Sorrentino’s morose veneration of the isolate fact has much less to do with the realist-socialist two-fisters of the twenties and thirties, than with the furious inventories, the obsessive tabulations of Samuel Beckett (whose jocund, mordant cadence can be heard in the Invictus of Hubert Selby’s The Room); or even the transfixed tile-like floridities of Alain Robbe-Grillet. To Sorrentino, it seems to me, the irreducible specific is the rain-grey sentry-box at the last outpost of functioning consciousness; that borderline which some of us never cross in either direction. The fact is not, for Sorrentino, as it is for Beckett, the savagely vivacious and hallowed unit of one’s minimal salvation as a living organism; nor is it the hypnotic (because inert) plaything of Robbe-Grillet’s speculations. For Sorrentino the fact represents the mind’s sense of its uniqueness, in all the depressive implications of that term: the implications of obsession and distraction, of that which can neither incubate itself in permanent separation from all others, nor yet immerse itself among its approximates and simulacra. This is not the uniqueness of the oxidyzing vapor, of immediacy and self-liberating intensity. Sorrentino’s poems and novels have little portion — although much common cause — with Beckett’s dervishings, his thrashing self-diversions. Sorrentino’s motion is that of a regularly-spaced nod, of repeated identification with the fact itself, with neither expectation of any true discovery, nor expectation that freedom will evolve from the distraction.

The most original and absorbing of Sorrentino’s writing — his first novel, The Sky Changes; his two major poetry selections, The Perfect Fiction and Corrosive Sublimate embody, I think, if “triumph” be too euphoric a word, the fullness of his self-articulation and self-definition.
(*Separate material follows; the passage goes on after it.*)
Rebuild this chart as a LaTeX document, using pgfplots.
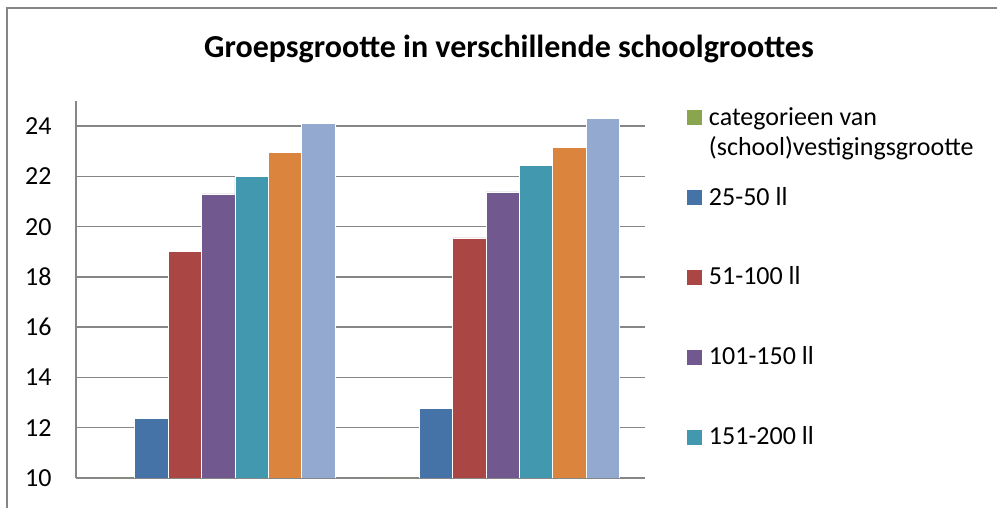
\documentclass[border=0pt]{standalone}
\usepackage{fontspec}
\setmainfont{Carlito}
\usepackage{pgfplots}
\pgfplotsset{compat=1.18}
\definecolor{cgreen}{HTML}{89A54E}
\definecolor{cblue}{HTML}{4572A7}
\definecolor{cred}{HTML}{AA4643}
\definecolor{cpurple}{HTML}{71588F}
\definecolor{cteal}{HTML}{4198AF}
\definecolor{corange}{HTML}{DB843D}
\definecolor{clblue}{HTML}{93A9CF}
\definecolor{axgray}{HTML}{868686}
\begin{document}
\begin{tikzpicture}
\useasboundingbox (0pt,0pt) rectangle (498.5pt,254pt);
\draw[color=axgray, line width=1pt] (3.5pt,0pt) -- (3.5pt,250pt) -- (498.5pt,250pt);
\node[anchor=base, inner sep=0pt, font=\fontsize{16}{19}\selectfont\bfseries] at (254.5pt,225pt) {Groepsgrootte in verschillende schoolgroottes};
\begin{axis}[
  at={(38pt,15pt)}, anchor=south west,
  scale only axis, width=284.5pt, height=188.5pt,
  xmin=-0.5, xmax=1.5, ymin=10, ymax=25,
  ybar=0pt, bar width=16.7pt,
  xtick=\empty, ytick={10,12,14,16,18,20,22,24},
  ymajorgrids, grid style={color=axgray, line width=0.75pt},
  axis x line*=bottom, axis y line*=left,
  axis line style={-, color=axgray, line width=0.75pt},
  major tick length=0pt,
  yticklabel style={font=\fontsize{13}{16}\selectfont, inner sep=0pt, xshift=-12pt},
  /pgf/number format/assume math mode=true,
  legend image code/.code={\fill[#1,draw=none] (0pt,0pt) rectangle (7.5pt,7.5pt);},
  legend style={draw=none, fill=none, inner sep=0pt, outer sep=0pt,
    at={(axis description cs:1.0738,0.9894)}, anchor=north west,
    row sep=0pt, column sep=3.5pt,
    font=\fontsize{13}{16}\selectfont,
    nodes={inner sep=0pt, text height=10pt, text depth=30pt, anchor=base west}},
  legend cell align=left,
  every axis plot/.append style={draw=white, line width=0.4pt},
]
\addplot[fill=cgreen] coordinates {(0,10.0) (1,10.0)};
\addplot[fill=cblue] coordinates {(0,12.38) (1,12.75)};
\addplot[fill=cred] coordinates {(0,19.02) (1,19.55)};
\addplot[fill=cpurple] coordinates {(0,21.3) (1,21.38)};
\addplot[fill=cteal] coordinates {(0,22.0) (1,22.43)};
\addplot[fill=corange] coordinates {(0,22.94) (1,23.16)};
\addplot[fill=clblue] coordinates {(0,24.1) (1,24.3)};
\legend{{\vtop{\hbox{categorieen van}\vskip-1pt\hbox{(school)vestigingsgrootte}}},25-50 ll,51-100 ll,101-150 ll,151-200 ll}
\end{axis}
\end{tikzpicture}
\end{document}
The Sky Changes is probably Sorrentino’s most stringently blunt and intense act of self-projection at much length. As such, it embodies, I believe, a nearly-perfect achievement of form and authority: as he both honors and saturninely parodies the chronicle-novel, in a series of glum stereopticon slides. His narrative is the cross-country via dolorosa of a mutually-exacerbating married couple, who, with the wife’s lover acting as driver, are performing the compulsive character of a “second honeymoon”. Sorrentino’s voice, here, is the blasted consciousness, and soul, of the husband; whose hopeless, jejune perspective turns each American landscape into a horror chalky vulgarity or grinding stasis. This focusing on the man’s paranoiacally frozen vision, the relentless stricture of his present consciousness, is what, I think fulfills here Sorrentino’s authority: that authority which the author can only entirely realize by attesting to the freedom and autonomy of his form, through identifying totally with it; committing to its advances the assertion of his identity. I would add to this only (but this point is most important, and neglected, I think even in what shamefully piecemeal critical attention has been paid The Sky Changes) that its richest fulfillment is as a romantic novel. Not in any muzzy or hysteric connotation of the word, but as a declaration of an identity’s absoluteness, by consumately projecting that identity into the novel’s universe: here, the haggard flatlands of southwestern America; which are not merely pathetic-fallacy orchestration for the hero’s depression, but the very testimony of that depression. I hope I don’t seem overly eccentric in saying that The Sky Changes most reminded me of Joseph Conrad; delivering the same sense of huge passivity, of a contemplation which identifies its author by registering the somber inertia of its landscape.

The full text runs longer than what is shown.